To be sure, there’s nothing here that necessarily rewrites the career of any of those involved, but both albums nonetheless offer a fine collection of relaxed, well-played post-bop. Volume 4 is particularly interesting given the prominence of Watrous (whose session this was, technically). A dexterous player, Watrous’ command of the somewhat unwieldy trombone is a marvel to behold. His solos often play more like those of a trumpet: his tone and form are effortlessly smooth and precise. Notes on the instrument can often get lost within one another, but his approach affords each its own distinct separation through his bright and inviting tone.

“When Your Lover Has Gone”, in particular, offers a fine showcase for Watrous’ prowess on the instrument, his statement of the melody measured and subtly nuanced leading into a fine lone section covering the full range of the instrument. Never flashy, his solo is a wonderfully melodic masterclass in jazz trombone. Similarly, “For Art’s Sake” finds the trombonist matching Pepper’s nimble melody note-for-note and then some, giving the saxophonist a run for his money on an effortlessly melodic motif over a tight, comping rhythm section.

Paired together with Konitz, Volume 3 plays like a classic meeting of twin titans of the horn circa the late-1950s. Playfully playing off one another, Konitz—a contemporary of Pepper with an equally influential, if also understated approach to the horn—manages to go toe-to-toe with Pepper throughout. Opening track “S’Wonderful” is a fine reading of the Gershwin classic, the pair wending their way through the melody, outlining a tight series of well-placed harmonies that eventually diverge into two effortlessly executed solos.

“A Minor Blues in F” carries a decidedly throwback feel, sounding some 20-30 years older than its 1982 recording would indicate, with Konitz and Pepper employing a warmth and depth to their respective instruments that lead into a pleasantly surprising first chorus bass solo.
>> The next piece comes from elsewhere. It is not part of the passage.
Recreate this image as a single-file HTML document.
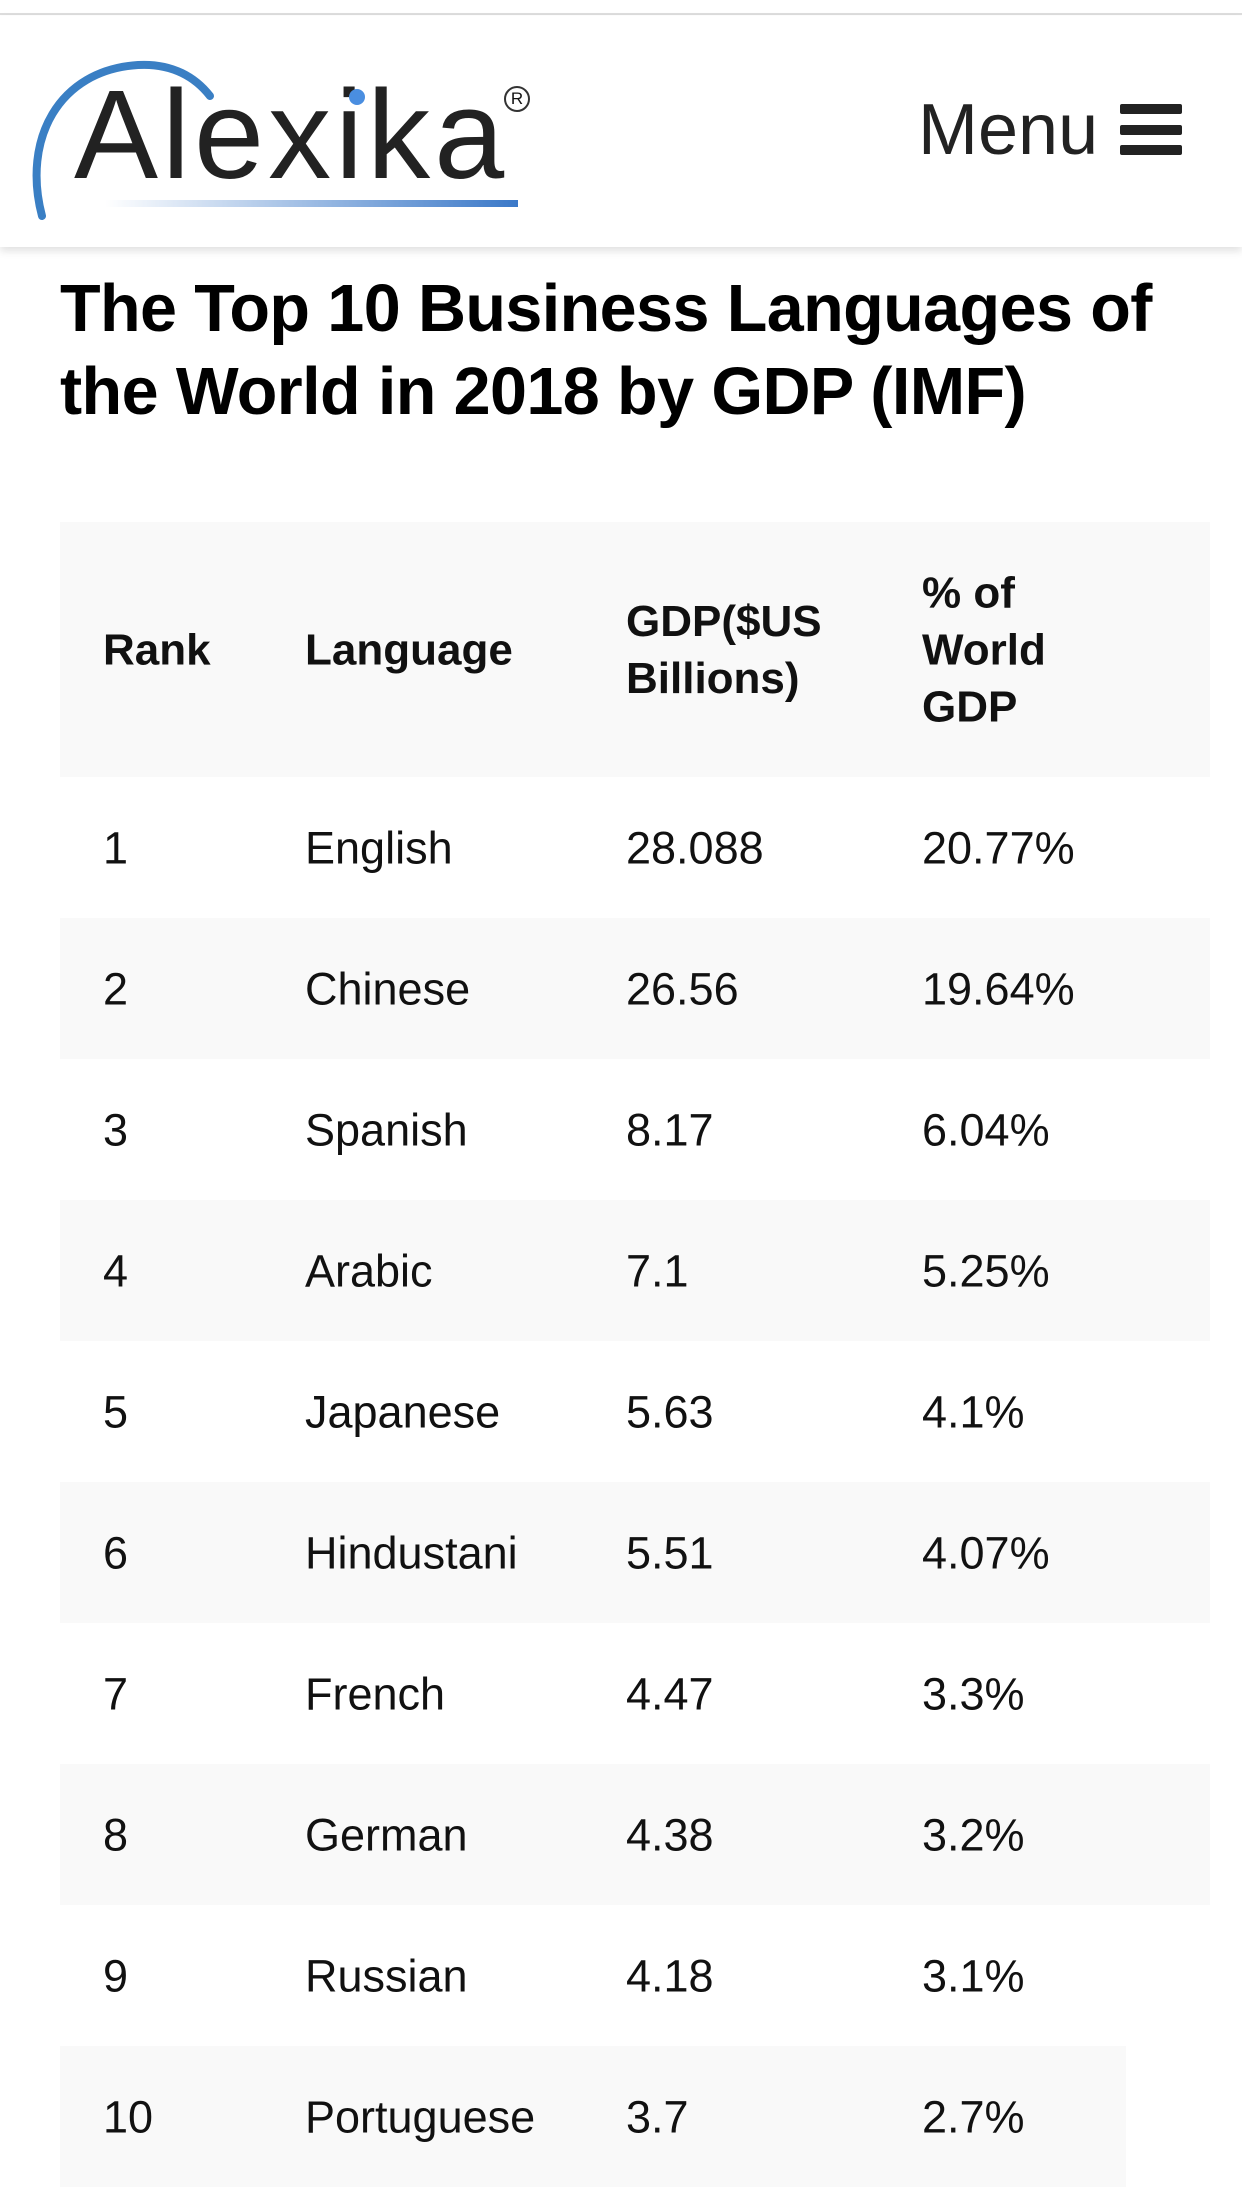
<!DOCTYPE html>
<html><head><meta charset="utf-8"><style>
*{margin:0;padding:0;box-sizing:border-box}
body{width:1242px;height:2190px;background:#fff;font-family:"Liberation Sans",Arial,sans-serif;color:#111;position:relative;overflow:hidden}
.topline{position:absolute;top:0;left:0;width:1242px;height:15px;border-bottom:2px solid #ddd;background:#fff}
.header{position:absolute;top:16px;left:0;width:1242px;height:231px;background:#fff;box-shadow:0 4px 8px rgba(0,0,0,0.12)}
.logo{position:absolute;left:74px;top:56px;font-size:126px;color:#222;letter-spacing:4px;line-height:1}
.ul{position:absolute;left:105px;top:184px;width:413px;height:7px;background:linear-gradient(90deg,rgba(60,120,200,0),#3a78c8)}
.reg{position:absolute;left:504px;top:70px;width:26px;height:26px;border:2px solid #333;border-radius:50%;font-size:17px;text-align:center;line-height:22px}
.menu{position:absolute;left:918px;top:78px;font-size:72px;color:#222;line-height:1}
.bar{position:absolute;left:1120px;width:62px;height:10px;background:#222;border-radius:2px}
h1{position:absolute;left:60px;top:268px;font-size:66.5px;font-weight:bold;line-height:83px;letter-spacing:-0.6px;width:1160px;color:#000}
.row{position:absolute;left:60px;width:1150px;height:141px;font-size:45px}
.g{background:#f9f9f9}
.c{position:absolute;top:50%;transform:translateY(-50%);line-height:57px}
.th{font-weight:bold;font-size:44px}
</style></head><body>
<div class="topline"></div>
<div class="header">
<svg style="position:absolute;left:28px;top:24px" width="200" height="190"><path d="M14 176 C -6 100, 30 30, 110 25 C 145 23, 168 38, 182 56" fill="none" stroke="#3a7fc4" stroke-width="8" stroke-linecap="round"/></svg>
<div class="logo">Alexika</div>
<div class="reg">R</div>
<svg style="position:absolute;left:348px;top:72px" width="18" height="18"><circle cx="9" cy="9" r="8" fill="#4a8ee0"/></svg>
<div class="ul"></div>
<div class="menu">Menu</div>
<div class="bar" style="top:88px"></div>
<div class="bar" style="top:109px"></div>
<div class="bar" style="top:129px"></div>
</div>
<h1>The Top 10 Business Languages of the World in 2018 by GDP (IMF)</h1>
<div class="row g th" style="top:522px;height:255px">
<div class="c" style="left:43px">Rank</div>
<div class="c" style="left:245px">Language</div>
<div class="c" style="left:566px">GDP($US<br>Billions)</div>
<div class="c" style="left:862px">% of<br>World<br>GDP</div>
</div>
<div class="row" style="top:777px"><div class="c" style="left:43px">1</div><div class="c" style="left:245px">English</div><div class="c" style="left:566px">28.088</div><div class="c" style="left:862px">20.77%</div></div>
<div class="row g" style="top:918px"><div class="c" style="left:43px">2</div><div class="c" style="left:245px">Chinese</div><div class="c" style="left:566px">26.56</div><div class="c" style="left:862px">19.64%</div></div>
<div class="row" style="top:1059px"><div class="c" style="left:43px">3</div><div class="c" style="left:245px">Spanish</div><div class="c" style="left:566px">8.17</div><div class="c" style="left:862px">6.04%</div></div>
<div class="row g" style="top:1200px"><div class="c" style="left:43px">4</div><div class="c" style="left:245px">Arabic</div><div class="c" style="left:566px">7.1</div><div class="c" style="left:862px">5.25%</div></div>
<div class="row" style="top:1341px"><div class="c" style="left:43px">5</div><div class="c" style="left:245px">Japanese</div><div class="c" style="left:566px">5.63</div><div class="c" style="left:862px">4.1%</div></div>
<div class="row g" style="top:1482px"><div class="c" style="left:43px">6</div><div class="c" style="left:245px">Hindustani</div><div class="c" style="left:566px">5.51</div><div class="c" style="left:862px">4.07%</div></div>
<div class="row" style="top:1623px"><div class="c" style="left:43px">7</div><div class="c" style="left:245px">French</div><div class="c" style="left:566px">4.47</div><div class="c" style="left:862px">3.3%</div></div>
<div class="row g" style="top:1764px"><div class="c" style="left:43px">8</div><div class="c" style="left:245px">German</div><div class="c" style="left:566px">4.38</div><div class="c" style="left:862px">3.2%</div></div>
<div class="row" style="top:1905px"><div class="c" style="left:43px">9</div><div class="c" style="left:245px">Russian</div><div class="c" style="left:566px">4.18</div><div class="c" style="left:862px">3.1%</div></div>
<div class="row g" style="top:2046px;width:1066px"><div class="c" style="left:43px">10</div><div class="c" style="left:245px">Portuguese</div><div class="c" style="left:566px">3.7</div><div class="c" style="left:862px">2.7%</div></div>
</body></html>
The oft-covered “Cherokee” allows both saxophonists to play around with the iconic melody, breaking it down and then chasing the next through the tune’s burning tempo (though admittedly not as fast as Pepper likely would’ve taken it several decades prior). It’s another fine solo showcase for all parties involved.

By no means essential, this pair of recordings nonetheless helps set the record straight in terms of Pepper’s significance within 20th-century jazz. As such, it offers a fine example of a life turned around in time to enjoy a few good years and even better records.